Given the beauty of Adelaide’s writing, so drenched in local language, so poetic in its prose, it was indeed a challenge to get the translation right as much as possible, without losing the lyricism of the book.

I think we have done justice to Adelaide’s novel and I hope it will please those who will read it in English, that it will help them enter Adelaide’s world, see it, touch it, taste it, in translation, yes, but still connecting with the essence of the original.

I once wrote a reflection called Being Through Words, which you can read on my blog posting of March, 2018 and which has recently been published in a new anthology Antologia Literária Satúrnia, Autores Luso-Canadianos (available as a PDF download).

In my reflection on the meaning of translation of not only words, but of the self through words, I would like to end with a poem by Avelina da Silveira, a visual artist and poet, born in Angola but who lives in both the Azores and Canada.

When I first read her poem, Palavras onde me perco, (Words where I lose Myself) it was like having a knife-stabbing-to-the -heart experience, especially the line: “Já não sonho em português.” “I no longer dream in Portuguese.” This is the painful moment I had experienced through immigration when eventually my mother-language receded to make room for the new language of the country that became home. This, I suspect would be something Xana would experience eventually, and that Adelaide would be conscious of in her own reflections of language and identity. I think this poem captures the heart of Smiling in the Darkness, and so I’d like to finish here by reading it.

Palavras onde me perco

How I long for the days when words were essential!
Outros tempos quando a palavra encerrava uma certeza
existencial
— coeur et mots, moi même in a fabric of being.

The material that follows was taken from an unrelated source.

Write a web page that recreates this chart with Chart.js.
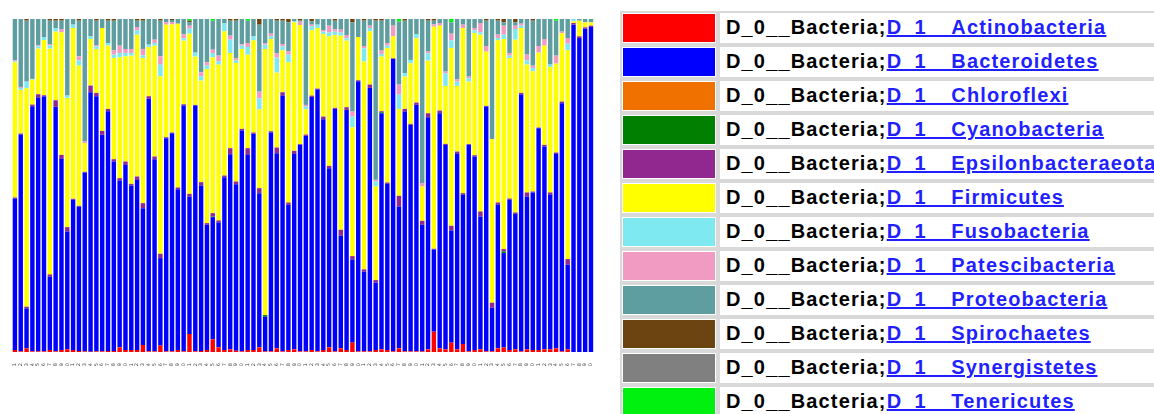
<!DOCTYPE html>
<html>
<head>
<meta charset="utf-8">
<title>Phylum-level taxa bar plot</title>
<script src="https://cdn.jsdelivr.net/npm/chart.js@4/dist/chart.umd.min.js"></script>
<style>
  html, body { margin: 0; padding: 0; background: #ffffff; overflow: hidden; }
  #wrap { position: absolute; left: 0; top: 0; width: 600px; height: 414px; }
  #legend { position: absolute; left: 620px; top: 11px; }
  .row { position: absolute; left: 0; height: 34px; }
  .sw { position: absolute; left: 0; top: 0; width: 98px; height: 34px; box-sizing: border-box;
        border: 2px solid #d9d9d9; padding: 1px; background: #fff; }
  .sw div { width: 100%; height: 100%; }
  .tx { position: absolute; left: 98px; top: 0; width: 600px; height: 34px; box-sizing: border-box;
        border: 2px solid #d9d9d9; background: #fff; padding-left: 6px; white-space: nowrap;
        font: bold 20px "Liberation Sans", Arial, sans-serif; letter-spacing: 1.15px;
        line-height: 29px; color: #000; }
  .tx a { color: #1f1fff; text-decoration: underline; text-underline-offset: 1px; }
</style>
</head>
<body>
<div id="wrap"><canvas id="chart" width="600" height="414"></canvas></div>
<div id="legend"></div>
<script>
// Sample ids along the x axis
const sampleLabels = ['1','2','3','4','5','6','7','8','9','10','11','12','13','14','15','16','17','18','19','20',
  '21','22','23','24','25','26','27','28','29','30','31','32','33','34','35','36','37','38','39','40',
  '41','42','43','44','45','46','47','48','49','50','51','52','53','54','55','56','57','58','59','60',
  '61','62','63','64','65','66','67','68','69','70','71','72','73','74','75','76','77','78','79','80',
  '81','82','83','84','85','86','87','88','89','90','91','92','93','94','95','96','97','98','99','100'];

// Taxon names (level 1 prefix + level 2 phylum)
const kingdomLabel = 'D_0__Bacteria;';
const phylumNames = ['D_1__Actinobacteria','D_1__Bacteroidetes','D_1__Chloroflexi','D_1__Cyanobacteria',
  'D_1__Epsilonbacteraeota','D_1__Firmicutes','D_1__Fusobacteria','D_1__Patescibacteria',
  'D_1__Proteobacteria','D_1__Spirochaetes','D_1__Synergistetes','D_1__Tenericutes'];
const phylumColors = ['#ff0000','#0000ff','#f07000','#007f00','#912890','#ffff00','#7fe9f2','#f29bc2',
  '#5f9ea0','#6b4412','#808080','#00f010'];

// Relative abundance (%) per sample, one array per phylum
const actinobacteria = [0.6,0.2,1.1,0.2,0.2,0.2,0.6,0.2,0.6,0.8, 0.6,0.3,0.2,0.1,0.2,0.2,0.3,0.3,1.4,0.6,
  0.6,0.6,2.1,0.2,0.2,1.9,0.2,0.2,0.6,0.2, 5.4,0.2,0.3,0.6,3.8,1.4,0.6,0.8,0.4,0.2,
  0.6,0.6,1.4,0.2,0.2,1.1,0.2,0.6,0.8,0.2, 0.2,0.6,0.2,0.6,1.4,0.2,1.1,0.6,2.8,0.2,
  0.2,0.2,0.6,0.8,0.6,0.2,1.1,0.2,0.2,0.2, 0.2,0.8,6.1,1.1,0.8,2.8,0.8,2.4,0.2,0.6,
  0.8,0.2,0.2,1.1,1.4,0.6,0.8,0.2,0.8,0.6, 0.6,0.8,0.8,1.1,0.2,0.8,0,0,0,0];
const bacteroidetes = [45.5,65.1,12.0,73.6,76.2,76.5,22.0,73.4,57.4,35.4, 45.1,43.4,53.7,77.9,76.6,65.0,72.0,56.9,50.1,55.6,
  49.4,51.1,41.1,75.8,57.7,26.3,64.0,65.5,48.3,73.8, 41.3,73.8,49.7,37.6,36.7,37.5,51.9,58.6,50.0,66.3,
  58.6,64.9,46.3,10.4,65.7,58.6,76.8,43.6,58.7,62.0, 64.7,76.0,78.6,69.3,53.8,72.8,33.8,72.1,25.0,81.1,
  23.9,79.1,20.2,70.9,49.9,87.8,42.6,72.0,68.0,74.0, 38.0,69.7,24.7,70.6,61.4,33.7,58.7,44.8,62.0,58.1,
  39.9,73.5,13.1,43.1,28.3,45.1,40.7,77.1,45.9,47.3, 66.6,60.9,46.4,58.4,74.5,25.4,98.3,94.3,97.1,97.6];
const chloroflexi = [0,0,0,0,0,0,0,0,0,0, 0,0,0,0,0,0,0,0,0,0, 0,0,0,0,0,0,0,0,0,0, 0,0,0,0,0,0,0,0,0,0,
  0,0,0,0,0,0,0,0,0,0, 0,0,0,0,0,0,0,0,0,0, 0,0,0,0,0,0,0,0,0,0, 0,0,0,0,0,0,0,0,0,0,
  0,0,0,0,0,0,0,0,0,0, 0,0,0,0,0,0,0,0,0,0];
const cyanobacteria = [0,0,0,0,0,0,0,0,0,0, 0,0,0,0,0,0,0,0,0,0, 0,0,0,0,0,0,0,0,0,0, 0,0,0,0,0.2,0,0,0,0,0,
  0,0,0,0.5,0,0,0,0,0,0, 0,0,0,0,0,0,0,0,0,0, 0,0,0,0.3,0,0,0,0,0,0, 0,0,0,0,0,0,0,0,0,0,
  0,0,0,0,0.5,0,0,0,0,0, 0,0,0,0,0,0,0,0,0,0];
const epsilonbacteraeota = [0.3,0.3,0.5,0.5,1.0,0.4,0.7,2.0,1.2,1.3, 0.3,0.2,0.2,2.0,1.0,1.2,0.7,0.7,0.7,1.0,
  0.5,1.0,1.5,0.8,0.8,1.3,0.3,0.2,0.5,0.4, 0.8,0.2,1.0,0.5,1.0,0.6,0.5,1.8,0.8,0.5,
  2.0,0.4,1.5,0,0.4,1.7,1.0,0.7,0.9,0.2, 0.4,0.4,0.3,0.8,0.7,0.3,1.8,0.8,1.0,0.3,
  0.7,1.0,0.8,0.3,0.4,0.2,3.2,0.8,0.3,0.7, 1.2,1.2,0.2,0.8,0.3,1.4,0.7,0.5,0.2,0.4,
  1.5,0.2,1.5,0.7,0.7,0.4,0.4,0.5,1.2,0.3, 0.2,0.5,0.7,0.4,0.5,1.7,0.5,0.5,0.4,0.4];
const firmicutes = [40.6,13.1,65.6,7.5,13.7,16.6,67.8,20.6,36.8,38.8, 51.3,42.1,8.6,14.0,13.2,30.9,19.0,30.4,36.3,31.6,
  38.5,42.6,43.6,14.8,33.3,53.3,33.8,32.5,49.2,19.1, 48.1,14.5,30.5,46.3,46.8,46.8,43.3,28.6,35.6,24.0,
  28.1,27.7,23.7,79.9,27.7,22.5,12.6,42.1,38.6,35.8, 7.6,19.6,18.2,24.8,38.9,21.9,58.3,20.0,38.7,13.0,
  62.4,16.0,28.1,16.4,40.4,6.6,26.1,9.7,18.2,19.3, 10.3,15.8,66.7,25.5,17.4,53.4,19.7,49.6,18.8,36.7,
  53.1,16.3,49.1,48.7,63.1,42.2,51.9,19.5,38.4,36.1, 22.5,29.8,37.7,26.7,20.5,62.7,0.5,4.7,1.5,1.0];
const fusobacteria = [0.3,0.6,2.0,0.2,0.7,0.9,1.0,1.1,0,0.7, 1.0,1.6,0,0.8,0.8,0,0.8,1.0,1.3,1.0,
  0.8,1.3,0.8,0.7,0.8,3.5,0,0,0,0.7, 1.5,1.2,1.3,1.0,1.3,1.0,2.5,4.0,0.8,1.0,
  2.3,1.2,3.3,1.3,0.8,4.5,1.2,2.3,0.3,0, 0.8,1.2,1.0,0.7,1.2,1.0,1.0,0.7,3.2,0,
  4.0,1.0,1.5,0.8,0.7,0,4.3,1.0,1.0,1.3, 0,2.2,0,0,3.8,2.3,1.3,0,1.0,0.8,
  0.7,0,0,0.7,1.3,0.7,3.2,0.7,1.3,1.0, 0,0,0.7,0,0,2.0,0.7,0,0,0];
const patescibacteria = [0.3,0.3,0,0,0.3,0,0.4,0,1.0,0, 0,1.2,0.5,0,0.4,0,0,1.3,2.2,1.2,
  1.2,1.0,1.9,0,1.0,2.5,0.7,0.7,0,1.2, 0.9,0,1.2,1.0,1.0,1.7,0,1.2,0.7,0.4,
  1.2,0,2.0,0.5,0.8,1.3,0.7,1.0,0,1.0, 0.5,0.5,0,0.5,2.0,0.7,0.8,1.0,1.5,0,
  0.7,0.7,0.5,1.0,0.8,3.2,3.0,0,0,0, 1.0,0.5,0.7,0.8,0.5,2.0,0.7,1.0,0.5,0.7,
  2.8,1.7,0,1.0,2.7,0.8,1.0,0.6,1.7,0.7, 2.0,2.0,0,2.4,0.5,1.7,0,0,0,0];
const proteobacteria = [12.4,20.4,18.3,18.0,7.9,5.4,7.0,2.2,2.5,23.0, 1.7,10.7,36.8,5.2,7.3,2.7,6.7,8.9,8.0,9.0,
  9.0,1.9,8.5,7.7,6.2,10.7,1.0,0.6,1.4,4.6, 1.0,10.1,16.0,13.0,8.7,11.0,1.2,4.5,11.2,7.6,
  6.7,5.2,20.1,7.2,4.4,9.8,7.0,8.7,0.7,0.3, 25.8,1.0,1.7,3.3,2.0,2.6,3.2,4.8,26.8,5.4,
  7.6,2.0,47.8,9.0,7.2,2.0,18.9,15.8,12.3,4.5, 49.3,9.3,1.1,1.2,15.8,3.4,18.1,1.7,17.3,2.7,
  1.2,7.6,36.1,4.2,1.0,10.2,1.0,1.4,10.7,13.5, 8.1,6.0,13.7,10.5,3.8,5.7,0,0.5,1.0,1.0];
const spirochaetes = [0,0,0.5,0,0,0,0.5,0.5,0.5,0, 0,0.5,0,0,0.5,0,0.5,0.5,0,0,
  0,0.5,0.5,0,0,0.5,0,0.3,0,0, 0.5,0,0,0,0,0,0,0.5,0.5,0,
  0,0,1.7,0,0,0.5,0.5,1.0,0,0.5, 0,0.7,0,0,0,0.5,0,0,1.0,0,
  0.5,0,0.5,0.5,0,0,0,0.5,0,0, 0,0.5,0.5,0,0,0,0,0,0,0,
  0,0.5,0,0.5,1.0,0,1.0,0,0,0.5, 0,0,0,0,0,0,0,0,0,0];
const synergistetes = [0,0,0,0,0,0,0,0,0,0, 0,0,0,0,0,0,0,0,0,0, 0,0,0,0,0,0,0,0,0,0, 0,0,0,0,0,0,0,0,0,0,
  0,0,0,0,0,0,0,0,0,0, 0,0,0,0,0,0,0,0,0,0, 0,0,0,0,0,0,0,0,0,0, 0,0,0,0,0,0,0,0,0,0,
  0,0,0,0,0,0,0,0,0,0, 0,0,0,0,0,0,0,0,0,0];
const tenericutes = [0,0,0,0,0,0,0,0,0,0, 0,0,0,0,0,0,0,0,0,0, 0,0,0,0,0,0,0,0,0,0, 0.5,0,0,0,0.5,0,0,0,0,0,
  0.5,0,0,0,0,0,0,0,0,0, 0,0,0,0,0,0,0,0,0,0, 0,0,0,0,0,0,0.8,0,0,0, 0,0,0,0,0,1.0,0,0,0,0,
  0,0,0,0,0,0,0,0,0,0, 0,0,0,0.5,0,0,0,0,0,0];

const phylumValues = [actinobacteria, bacteroidetes, chloroflexi, cyanobacteria, epsilonbacteraeota,
  firmicutes, fusobacteria, patescibacteria, proteobacteria, spirochaetes, synergistetes, tenericutes];

// Stacked bar chart, first phylum at the bottom of each column
new Chart(document.getElementById('chart'), {
  type: 'bar',
  data: {
    labels: sampleLabels,
    datasets: phylumNames.map((name, i) => ({
      label: kingdomLabel + name,
      data: phylumValues[i],
      backgroundColor: phylumColors[i],
      borderWidth: 0,
      barPercentage: 0.76,
      categoryPercentage: 1.0
    }))
  },
  options: {
    responsive: false,
    animation: false,
    layout: { padding: { left: 12, right: 6, top: 19, bottom: 48 } },
    plugins: { legend: { display: false }, tooltip: { enabled: false } },
    scales: {
      x: {
        stacked: true,
        grid: { display: false },
        border: { display: false },
        ticks: {
          autoSkip: false, minRotation: 90, maxRotation: 90, padding: 3,
          color: '#444', font: { size: 5, family: 'DejaVu Sans' }
        },
        afterFit(scale) { scale.height = 14; }
      },
      y: { stacked: true, display: false, min: 0, max: 100 }
    }
  }
});

// Legend table: colour swatch + taxonomy string with linked phylum name
const legend = document.getElementById('legend');
phylumNames.forEach((name, i) => {
  const row = document.createElement('div');
  row.className = 'row';
  row.style.top = (i * 34) + 'px';
  const sw = document.createElement('div');
  sw.className = 'sw';
  const fill = document.createElement('div');
  fill.style.background = phylumColors[i];
  sw.appendChild(fill);
  const tx = document.createElement('div');
  tx.className = 'tx';
  tx.appendChild(document.createTextNode(kingdomLabel));
  const a = document.createElement('a');
  a.href = '#';
  a.textContent = name;
  tx.appendChild(a);
  row.appendChild(sw);
  row.appendChild(tx);
  legend.appendChild(row);
});
</script>
</body>
</html>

Foi há tanto tempo que parti…
As palavras custam a vir;
como se eu as quisesse articular mas houvesse uma pedra
na garganta.

A voz lusitana escorre sem que dela eu beba,
quase alien, porque já não sonho em português.

Palavras, words, mots perdus…
Labirintos de imagens onde me perco
na ânsia de chegar à outra margem de mim.

J’ai changé le profil du jour
et j’ai perdu mon visage en ce temps,
never again myself between the sea and the maples.

Oh tragédia de imigrar, de partir sem chegar
tecendo na diáspora un être d’ici et de toujours.

Demain será un autre pays, un autre matin,
De identidade dispersa
I’ll be searching in yesterday
for the name of a water bird among the snow.